私は先般、「高速道路、必ずしもバラ色にあらず」という問題提起のため、あえて首相あての質問主意書で「ストロー現象」について問いただした。
「ストロー現象」とは、広辞苑によると「交通網の発達により、小都市の人や物資が大都市に吸い寄せられてしまう現象」とされている。私が具体的にあげたのは以下の二事例である。
一つ目は、東京湾アクアラインの木更津だ。アクアライン開通により、その千葉県側の起点・木更津は、消費者の横浜や川崎、東京への流出等による商業の衰退(駅前からのデパート、スーパー等の撤退、商店街の「シャッター通り」化)、郊外の工業団地用地や宅地造成、土地区画整理事業の売れ残り、地価の大幅下落等で著しく衰退したと言われている。

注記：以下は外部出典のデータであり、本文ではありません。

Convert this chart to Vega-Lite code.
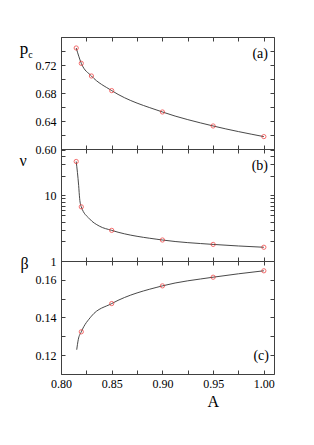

二つ目は、私の故郷・岡山の、瀬戸大橋の児島だ。瀬戸大橋(自動車道を含む。)の岡山県側の起点・倉敷市児島地区も、同様の理由で、当初の期待に大きく反し、著しく衰退したと言われている。人口減や通行量の激減による駅前商店街の「シャッター通り」化、土地区画整理事業の売れ残り、地場産業の繊維業の衰退等である。一方の起点・香川県坂出市も同様の状況という。
主意書では取り上げなかったが、東国原知事のいる九州も例外ではない。高速道路の整備によって、最近は週末の「ハレの日」には、福岡に買い物に行く人が増えているそうだ。鹿児島ですら同様の事情という。宮崎県といえば、かつての宿場町に高千穂町という所があるが、昔は天岩戸神社に多くの観光客が訪問し、地元で一泊していたが、高速道路の整備により、観光客が日帰りし、宿場町としては完全に衰退してしまったという。
ことほど左様に「高速道路を引けば地域振興になる」ばかりではないことを銘記すべきだ。東国原知事には、「高速道路を引けば、福岡や鹿児島に人や車が素通りして、お金を地元に落としてくれなくなりますよ、その点の精査は行ったのですか」と聞きたい。
ちなみに、国土交通省に、道路の中期計画策定に当たり、この「ストロー効果」も、B/C分析(費用対便益分析)で考慮に入れているかと問うたところ、当然のように「入れていない」との答えだった。これでは第二のアクアライン、第二の瀬戸大橋が、将来、多数出現することは間違いないだろう。
今週から、この道路の問題が、3月末の暫定税率の期限切れを控え、国会でクライマックスを迎える。杜撰としか言いようのない「どんぶり勘定」の道路計画、相変わらず続く特別会計のムダ遣いの数々、土建・利権政治の構造等々・・・。この際、すべてをリセットした上で、顔を洗い直して出直した方が良い。
暫定税率廃止で地方自治体が大混乱に陥るって? それは「提出した予算は、議会では一切修正させない」という財務官僚ばりの「官僚政治」に乗っかった政治家の理屈でしかない。元々、このような政治状況の下で、暫定税率継続を当たり前のように予算を編成した地方首長こそ責められるべきで、大阪府が知事の交代で暫定予算でしのいでいるように、その時には議会で予算を修正、あるいは出し直せば済む話だろう。